◆ TO DO ◆
Please return the full listing below without altering anything.

◆ SOURCE DATA ◆
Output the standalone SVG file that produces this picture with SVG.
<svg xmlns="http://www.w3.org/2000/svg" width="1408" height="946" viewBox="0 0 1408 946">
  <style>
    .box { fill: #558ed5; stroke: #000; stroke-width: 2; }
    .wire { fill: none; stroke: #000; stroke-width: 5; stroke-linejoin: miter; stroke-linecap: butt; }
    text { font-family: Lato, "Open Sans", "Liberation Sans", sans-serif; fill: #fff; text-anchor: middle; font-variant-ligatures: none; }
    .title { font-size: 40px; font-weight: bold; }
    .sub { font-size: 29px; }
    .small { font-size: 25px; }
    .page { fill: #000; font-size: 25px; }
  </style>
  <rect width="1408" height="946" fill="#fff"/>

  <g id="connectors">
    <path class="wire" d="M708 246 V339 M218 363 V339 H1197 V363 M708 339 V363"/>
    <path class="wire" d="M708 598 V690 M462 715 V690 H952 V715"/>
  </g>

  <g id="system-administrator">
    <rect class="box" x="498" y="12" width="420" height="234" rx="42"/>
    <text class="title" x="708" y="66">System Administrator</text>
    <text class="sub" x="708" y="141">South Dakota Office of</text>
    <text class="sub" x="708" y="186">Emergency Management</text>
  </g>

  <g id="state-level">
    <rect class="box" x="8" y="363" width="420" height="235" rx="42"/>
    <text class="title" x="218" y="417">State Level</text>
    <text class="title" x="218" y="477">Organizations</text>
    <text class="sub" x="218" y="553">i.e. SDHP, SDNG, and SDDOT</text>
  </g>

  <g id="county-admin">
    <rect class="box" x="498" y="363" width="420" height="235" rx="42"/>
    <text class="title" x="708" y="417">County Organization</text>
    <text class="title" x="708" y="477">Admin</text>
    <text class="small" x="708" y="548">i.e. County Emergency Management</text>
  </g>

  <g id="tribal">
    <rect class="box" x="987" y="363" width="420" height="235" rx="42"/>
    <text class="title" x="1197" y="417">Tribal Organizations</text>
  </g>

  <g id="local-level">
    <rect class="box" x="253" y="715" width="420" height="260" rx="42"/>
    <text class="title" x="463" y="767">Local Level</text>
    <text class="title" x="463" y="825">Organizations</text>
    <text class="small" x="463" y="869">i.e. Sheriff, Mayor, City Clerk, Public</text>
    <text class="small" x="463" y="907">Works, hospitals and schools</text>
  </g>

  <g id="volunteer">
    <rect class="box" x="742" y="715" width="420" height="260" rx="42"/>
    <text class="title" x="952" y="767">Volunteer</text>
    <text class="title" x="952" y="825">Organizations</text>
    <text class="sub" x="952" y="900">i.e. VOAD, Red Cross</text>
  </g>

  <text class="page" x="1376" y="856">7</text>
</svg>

◆ RESULT OF THE EXERCISE ◆
Output the standalone SVG file that produces this picture with SVG.
<svg xmlns="http://www.w3.org/2000/svg" width="1408" height="946" viewBox="0 0 1408 946">
  <style>
    .box { fill: #558ed5; stroke: #000; stroke-width: 2; }
    .wire { fill: none; stroke: #000; stroke-width: 5; stroke-linejoin: miter; stroke-linecap: butt; }
    text { font-family: Lato, "Open Sans", "Liberation Sans", sans-serif; fill: #fff; text-anchor: middle; font-variant-ligatures: none; }
    .title { font-size: 40px; font-weight: bold; }
    .sub { font-size: 29px; }
    .small { font-size: 25px; }
    .page { fill: #000; font-size: 25px; }
  </style>
  <rect width="1408" height="946" fill="#fff"/>

  <g id="connectors">
    <path class="wire" d="M708 246 V339 M218 363 V339 H1197 V363 M708 339 V363"/>
    <path class="wire" d="M708 598 V690 M462 715 V690 H952 V715"/>
  </g>

  <g id="system-administrator">
    <rect class="box" x="498" y="12" width="420" height="234" rx="42"/>
    <text class="title" x="708" y="66">System Administrator</text>
    <text class="sub" x="708" y="141">South Dakota Office of</text>
    <text class="sub" x="708" y="186">Emergency Management</text>
  </g>

  <g id="state-level">
    <rect class="box" x="8" y="363" width="420" height="235" rx="42"/>
    <text class="title" x="218" y="417">State Level</text>
    <text class="title" x="218" y="477">Organizations</text>
    <text class="sub" x="218" y="553">i.e. SDHP, SDNG, and SDDOT</text>
  </g>

  <g id="county-admin">
    <rect class="box" x="498" y="363" width="420" height="235" rx="42"/>
    <text class="title" x="708" y="417">County Organization</text>
    <text class="title" x="708" y="477">Admin</text>
    <text class="small" x="708" y="548">i.e. County Emergency Management</text>
  </g>

  <g id="tribal">
    <rect class="box" x="987" y="363" width="420" height="235" rx="42"/>
    <text class="title" x="1197" y="417">Tribal Organizations</text>
  </g>

  <g id="local-level">
    <rect class="box" x="253" y="715" width="420" height="260" rx="42"/>
    <text class="title" x="463" y="767">Local Level</text>
    <text class="title" x="463" y="825">Organizations</text>
    <text class="small" x="463" y="869">i.e. Sheriff, Mayor, City Clerk, Public</text>
    <text class="small" x="463" y="907">Works, hospitals and schools</text>
  </g>

  <g id="volunteer">
    <rect class="box" x="742" y="715" width="420" height="260" rx="42"/>
    <text class="title" x="952" y="767">Volunteer</text>
    <text class="title" x="952" y="825">Organizations</text>
    <text class="sub" x="952" y="900">i.e. VOAD, Red Cross</text>
  </g>

  <text class="page" x="1376" y="856">7</text>
</svg>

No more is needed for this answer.